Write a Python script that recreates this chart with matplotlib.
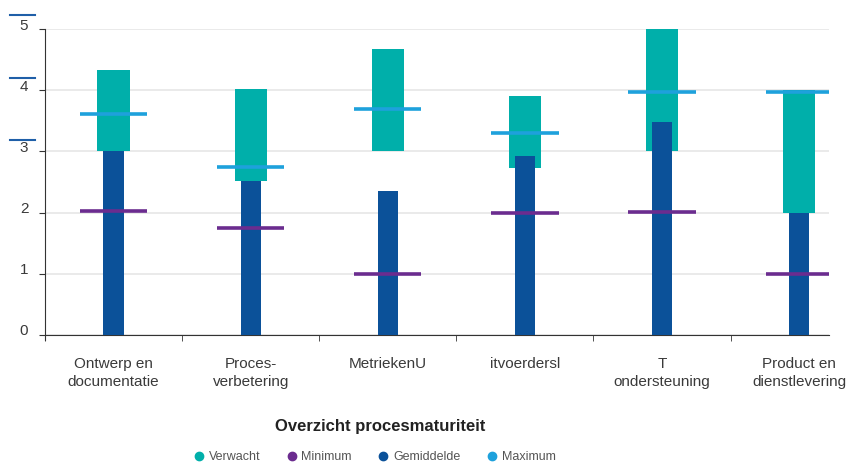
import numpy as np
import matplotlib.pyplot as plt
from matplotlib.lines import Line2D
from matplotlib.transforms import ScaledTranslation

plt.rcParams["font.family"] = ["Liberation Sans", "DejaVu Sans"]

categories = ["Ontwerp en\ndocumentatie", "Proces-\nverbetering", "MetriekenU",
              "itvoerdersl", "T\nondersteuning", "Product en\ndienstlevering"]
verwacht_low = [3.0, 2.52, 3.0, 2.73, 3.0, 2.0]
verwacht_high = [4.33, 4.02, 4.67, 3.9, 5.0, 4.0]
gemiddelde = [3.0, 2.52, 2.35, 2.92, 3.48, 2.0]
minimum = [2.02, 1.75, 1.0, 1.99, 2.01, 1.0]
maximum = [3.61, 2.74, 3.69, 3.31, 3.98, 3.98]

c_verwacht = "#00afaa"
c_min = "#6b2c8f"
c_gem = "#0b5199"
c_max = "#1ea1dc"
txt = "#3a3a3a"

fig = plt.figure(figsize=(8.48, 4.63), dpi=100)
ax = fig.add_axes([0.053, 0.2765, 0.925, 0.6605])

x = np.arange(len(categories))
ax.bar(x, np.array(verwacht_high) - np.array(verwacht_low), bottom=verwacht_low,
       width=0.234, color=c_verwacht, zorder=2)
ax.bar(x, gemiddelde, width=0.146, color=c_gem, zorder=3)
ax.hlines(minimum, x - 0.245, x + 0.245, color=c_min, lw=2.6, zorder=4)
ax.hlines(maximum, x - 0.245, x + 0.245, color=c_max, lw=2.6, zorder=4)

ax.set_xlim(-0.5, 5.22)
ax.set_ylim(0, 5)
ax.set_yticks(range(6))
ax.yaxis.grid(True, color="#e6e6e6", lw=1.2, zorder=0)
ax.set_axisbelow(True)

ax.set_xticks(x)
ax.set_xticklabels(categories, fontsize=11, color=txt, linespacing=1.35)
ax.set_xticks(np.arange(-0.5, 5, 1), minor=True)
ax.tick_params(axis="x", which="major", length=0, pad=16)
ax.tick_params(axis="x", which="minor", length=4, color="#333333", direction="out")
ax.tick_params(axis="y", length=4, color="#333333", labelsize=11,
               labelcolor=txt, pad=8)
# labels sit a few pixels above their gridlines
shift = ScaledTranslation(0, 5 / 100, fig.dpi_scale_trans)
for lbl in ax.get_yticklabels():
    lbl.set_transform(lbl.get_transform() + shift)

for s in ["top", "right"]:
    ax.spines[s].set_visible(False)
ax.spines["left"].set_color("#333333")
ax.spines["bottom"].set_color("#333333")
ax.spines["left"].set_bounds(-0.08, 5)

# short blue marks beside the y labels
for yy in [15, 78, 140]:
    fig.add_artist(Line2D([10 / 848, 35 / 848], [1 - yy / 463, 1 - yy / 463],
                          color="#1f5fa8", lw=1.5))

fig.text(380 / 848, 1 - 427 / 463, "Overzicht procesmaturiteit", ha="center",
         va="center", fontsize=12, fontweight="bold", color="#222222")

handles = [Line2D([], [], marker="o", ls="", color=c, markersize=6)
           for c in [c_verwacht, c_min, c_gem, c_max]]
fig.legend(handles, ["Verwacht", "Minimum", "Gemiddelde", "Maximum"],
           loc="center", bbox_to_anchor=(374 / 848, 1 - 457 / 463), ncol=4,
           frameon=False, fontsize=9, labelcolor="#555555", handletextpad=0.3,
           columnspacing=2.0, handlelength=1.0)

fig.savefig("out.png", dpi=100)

++++

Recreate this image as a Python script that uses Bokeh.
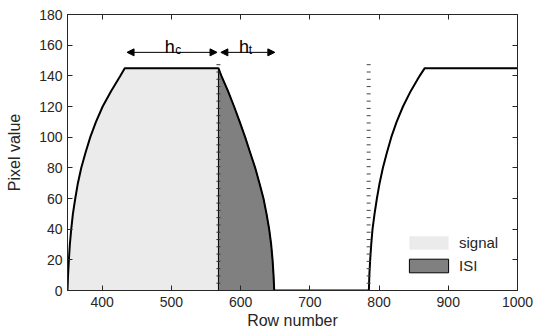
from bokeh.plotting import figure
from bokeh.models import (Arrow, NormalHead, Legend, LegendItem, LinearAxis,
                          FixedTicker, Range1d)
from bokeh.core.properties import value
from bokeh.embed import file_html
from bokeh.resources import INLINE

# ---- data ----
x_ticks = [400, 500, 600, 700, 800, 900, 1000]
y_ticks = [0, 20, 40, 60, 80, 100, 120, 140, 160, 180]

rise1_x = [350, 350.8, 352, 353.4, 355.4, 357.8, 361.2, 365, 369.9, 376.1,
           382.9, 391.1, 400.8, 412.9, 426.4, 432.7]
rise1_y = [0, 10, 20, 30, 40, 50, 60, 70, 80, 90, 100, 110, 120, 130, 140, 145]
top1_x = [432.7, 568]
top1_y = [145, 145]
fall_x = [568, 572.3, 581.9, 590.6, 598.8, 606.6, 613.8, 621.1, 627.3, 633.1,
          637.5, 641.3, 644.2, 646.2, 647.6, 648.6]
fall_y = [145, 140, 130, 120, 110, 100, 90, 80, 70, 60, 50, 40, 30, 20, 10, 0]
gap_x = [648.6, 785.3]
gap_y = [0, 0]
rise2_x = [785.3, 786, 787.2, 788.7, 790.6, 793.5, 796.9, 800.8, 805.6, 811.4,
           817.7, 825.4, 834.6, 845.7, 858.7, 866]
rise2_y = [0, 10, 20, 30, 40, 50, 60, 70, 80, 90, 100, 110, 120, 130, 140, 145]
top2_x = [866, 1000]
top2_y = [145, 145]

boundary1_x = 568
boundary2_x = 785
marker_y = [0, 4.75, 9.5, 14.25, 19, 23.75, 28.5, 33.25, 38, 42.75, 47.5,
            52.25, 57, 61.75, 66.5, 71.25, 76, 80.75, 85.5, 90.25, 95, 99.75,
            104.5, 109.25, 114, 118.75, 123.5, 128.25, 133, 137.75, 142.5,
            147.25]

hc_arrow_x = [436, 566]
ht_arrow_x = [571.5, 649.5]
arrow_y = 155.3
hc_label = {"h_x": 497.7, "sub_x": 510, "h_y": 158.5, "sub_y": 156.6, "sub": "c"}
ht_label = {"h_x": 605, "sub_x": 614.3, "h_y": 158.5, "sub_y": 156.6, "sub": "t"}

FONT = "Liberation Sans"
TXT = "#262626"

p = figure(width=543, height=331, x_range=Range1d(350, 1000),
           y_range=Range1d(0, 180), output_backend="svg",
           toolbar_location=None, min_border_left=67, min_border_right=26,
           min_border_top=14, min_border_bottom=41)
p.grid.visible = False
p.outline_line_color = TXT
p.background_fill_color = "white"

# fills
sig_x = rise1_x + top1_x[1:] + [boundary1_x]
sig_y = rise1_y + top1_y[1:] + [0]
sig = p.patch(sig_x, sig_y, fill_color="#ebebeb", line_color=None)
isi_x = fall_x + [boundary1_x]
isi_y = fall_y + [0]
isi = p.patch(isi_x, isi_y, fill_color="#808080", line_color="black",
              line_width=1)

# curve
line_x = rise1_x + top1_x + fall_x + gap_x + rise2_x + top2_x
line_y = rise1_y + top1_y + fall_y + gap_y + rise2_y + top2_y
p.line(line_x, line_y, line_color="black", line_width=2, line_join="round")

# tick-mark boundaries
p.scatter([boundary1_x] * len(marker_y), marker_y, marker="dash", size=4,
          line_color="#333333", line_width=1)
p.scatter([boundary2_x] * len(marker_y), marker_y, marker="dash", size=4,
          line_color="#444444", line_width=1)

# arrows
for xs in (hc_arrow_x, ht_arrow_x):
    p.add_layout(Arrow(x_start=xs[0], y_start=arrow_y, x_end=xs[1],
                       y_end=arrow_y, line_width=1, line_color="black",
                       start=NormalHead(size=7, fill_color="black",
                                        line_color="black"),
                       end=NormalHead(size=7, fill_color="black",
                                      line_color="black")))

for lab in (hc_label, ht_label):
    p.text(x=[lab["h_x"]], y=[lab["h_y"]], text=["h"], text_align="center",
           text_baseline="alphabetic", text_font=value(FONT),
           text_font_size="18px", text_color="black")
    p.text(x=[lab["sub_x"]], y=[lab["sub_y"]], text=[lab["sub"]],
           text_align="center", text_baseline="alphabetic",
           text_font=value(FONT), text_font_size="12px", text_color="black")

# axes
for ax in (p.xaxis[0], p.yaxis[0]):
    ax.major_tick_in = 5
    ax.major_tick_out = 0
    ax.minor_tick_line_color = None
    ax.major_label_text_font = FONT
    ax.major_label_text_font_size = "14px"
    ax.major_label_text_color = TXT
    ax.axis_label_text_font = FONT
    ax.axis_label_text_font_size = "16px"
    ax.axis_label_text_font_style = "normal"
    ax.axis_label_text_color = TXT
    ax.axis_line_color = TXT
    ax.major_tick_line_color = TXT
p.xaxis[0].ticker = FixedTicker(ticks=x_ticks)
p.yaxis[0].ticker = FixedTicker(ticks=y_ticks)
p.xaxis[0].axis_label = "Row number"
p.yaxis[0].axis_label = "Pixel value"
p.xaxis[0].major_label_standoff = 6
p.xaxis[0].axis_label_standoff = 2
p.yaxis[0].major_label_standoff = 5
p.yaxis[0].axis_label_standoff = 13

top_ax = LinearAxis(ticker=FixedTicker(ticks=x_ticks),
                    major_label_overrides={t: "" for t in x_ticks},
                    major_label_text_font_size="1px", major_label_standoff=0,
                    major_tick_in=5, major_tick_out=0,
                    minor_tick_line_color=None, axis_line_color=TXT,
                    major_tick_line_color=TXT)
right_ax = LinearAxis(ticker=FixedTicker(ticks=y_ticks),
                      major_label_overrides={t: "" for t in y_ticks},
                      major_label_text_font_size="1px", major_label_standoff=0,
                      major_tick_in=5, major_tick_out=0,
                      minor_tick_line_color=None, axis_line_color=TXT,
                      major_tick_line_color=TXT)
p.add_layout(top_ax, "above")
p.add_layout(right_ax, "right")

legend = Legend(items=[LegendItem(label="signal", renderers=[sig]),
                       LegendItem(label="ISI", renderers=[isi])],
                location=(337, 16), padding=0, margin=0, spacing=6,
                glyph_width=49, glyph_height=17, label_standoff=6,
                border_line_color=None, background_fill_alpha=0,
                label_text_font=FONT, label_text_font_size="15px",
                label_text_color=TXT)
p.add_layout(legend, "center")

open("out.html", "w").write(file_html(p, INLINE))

++++

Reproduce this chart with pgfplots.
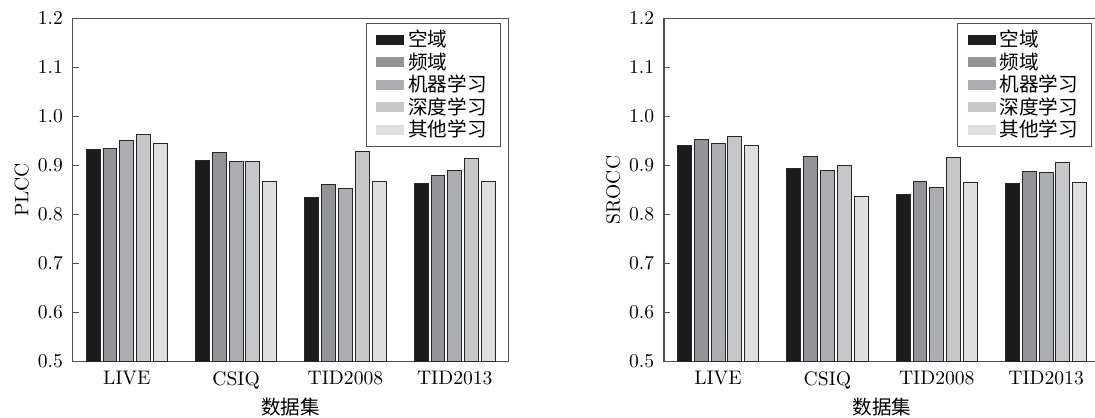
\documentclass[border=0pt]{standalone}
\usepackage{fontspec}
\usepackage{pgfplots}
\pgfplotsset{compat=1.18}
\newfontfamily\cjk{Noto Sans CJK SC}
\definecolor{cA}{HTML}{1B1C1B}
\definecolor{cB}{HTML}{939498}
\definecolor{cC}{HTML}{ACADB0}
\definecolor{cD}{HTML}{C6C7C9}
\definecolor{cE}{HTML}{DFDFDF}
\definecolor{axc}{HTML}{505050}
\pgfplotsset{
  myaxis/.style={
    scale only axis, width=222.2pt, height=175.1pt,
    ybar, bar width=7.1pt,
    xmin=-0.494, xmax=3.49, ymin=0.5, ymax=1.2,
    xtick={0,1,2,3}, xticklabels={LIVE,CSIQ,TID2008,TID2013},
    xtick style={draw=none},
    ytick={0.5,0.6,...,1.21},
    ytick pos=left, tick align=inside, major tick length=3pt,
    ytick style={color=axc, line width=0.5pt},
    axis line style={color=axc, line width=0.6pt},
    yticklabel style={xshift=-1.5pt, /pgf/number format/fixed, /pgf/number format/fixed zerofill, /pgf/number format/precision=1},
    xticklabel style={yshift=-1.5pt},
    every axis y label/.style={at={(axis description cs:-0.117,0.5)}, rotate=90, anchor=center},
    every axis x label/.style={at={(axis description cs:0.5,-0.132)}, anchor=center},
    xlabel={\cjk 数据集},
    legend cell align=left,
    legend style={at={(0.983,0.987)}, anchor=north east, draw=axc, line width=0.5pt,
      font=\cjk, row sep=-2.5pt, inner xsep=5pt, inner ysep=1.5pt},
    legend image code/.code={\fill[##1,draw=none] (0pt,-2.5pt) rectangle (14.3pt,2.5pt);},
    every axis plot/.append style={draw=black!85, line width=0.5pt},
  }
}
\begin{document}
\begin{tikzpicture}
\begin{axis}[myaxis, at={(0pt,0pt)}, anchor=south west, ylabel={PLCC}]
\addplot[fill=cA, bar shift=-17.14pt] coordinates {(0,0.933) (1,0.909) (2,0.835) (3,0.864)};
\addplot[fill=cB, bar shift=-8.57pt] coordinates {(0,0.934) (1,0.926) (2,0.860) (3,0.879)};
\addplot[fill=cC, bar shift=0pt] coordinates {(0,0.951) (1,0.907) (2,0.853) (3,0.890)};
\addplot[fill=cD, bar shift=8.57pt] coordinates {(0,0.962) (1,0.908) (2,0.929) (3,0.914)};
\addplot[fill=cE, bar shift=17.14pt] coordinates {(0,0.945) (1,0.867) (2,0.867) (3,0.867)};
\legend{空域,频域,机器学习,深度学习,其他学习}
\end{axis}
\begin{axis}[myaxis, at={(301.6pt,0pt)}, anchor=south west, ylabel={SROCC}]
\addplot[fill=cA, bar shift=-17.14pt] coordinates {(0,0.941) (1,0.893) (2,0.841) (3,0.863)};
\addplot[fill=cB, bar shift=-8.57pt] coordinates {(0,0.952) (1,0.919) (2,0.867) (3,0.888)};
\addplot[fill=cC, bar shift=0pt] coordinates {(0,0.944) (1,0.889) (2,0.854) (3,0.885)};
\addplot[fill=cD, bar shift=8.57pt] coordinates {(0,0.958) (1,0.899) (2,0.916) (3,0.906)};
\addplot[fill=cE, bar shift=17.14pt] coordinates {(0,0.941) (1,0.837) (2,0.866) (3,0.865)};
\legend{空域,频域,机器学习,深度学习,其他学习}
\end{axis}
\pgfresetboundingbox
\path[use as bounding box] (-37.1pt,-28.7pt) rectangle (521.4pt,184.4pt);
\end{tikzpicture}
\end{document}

++++

To do
Exactly reproduce the stretch that starts at the line containing "Write a Python" and ends at the line containing "ax.set_axisbelow(True)", both ends included; leave any pictures out.

Task output
Write a Python script that recreates this chart with matplotlib.
import numpy as np
import matplotlib.pyplot as plt
from matplotlib.lines import Line2D
from matplotlib.transforms import ScaledTranslation

plt.rcParams["font.family"] = ["Liberation Sans", "DejaVu Sans"]

categories = ["Ontwerp en\ndocumentatie", "Proces-\nverbetering", "MetriekenU",
              "itvoerdersl", "T\nondersteuning", "Product en\ndienstlevering"]
verwacht_low = [3.0, 2.52, 3.0, 2.73, 3.0, 2.0]
verwacht_high = [4.33, 4.02, 4.67, 3.9, 5.0, 4.0]
gemiddelde = [3.0, 2.52, 2.35, 2.92, 3.48, 2.0]
minimum = [2.02, 1.75, 1.0, 1.99, 2.01, 1.0]
maximum = [3.61, 2.74, 3.69, 3.31, 3.98, 3.98]

c_verwacht = "#00afaa"
c_min = "#6b2c8f"
c_gem = "#0b5199"
c_max = "#1ea1dc"
txt = "#3a3a3a"

fig = plt.figure(figsize=(8.48, 4.63), dpi=100)
ax = fig.add_axes([0.053, 0.2765, 0.925, 0.6605])

x = np.arange(len(categories))
ax.bar(x, np.array(verwacht_high) - np.array(verwacht_low), bottom=verwacht_low,
       width=0.234, color=c_verwacht, zorder=2)
ax.bar(x, gemiddelde, width=0.146, color=c_gem, zorder=3)
ax.hlines(minimum, x - 0.245, x + 0.245, color=c_min, lw=2.6, zorder=4)
ax.hlines(maximum, x - 0.245, x + 0.245, color=c_max, lw=2.6, zorder=4)

ax.set_xlim(-0.5, 5.22)
ax.set_ylim(0, 5)
ax.set_yticks(range(6))
ax.yaxis.grid(True, color="#e6e6e6", lw=1.2, zorder=0)
ax.set_axisbelow(True)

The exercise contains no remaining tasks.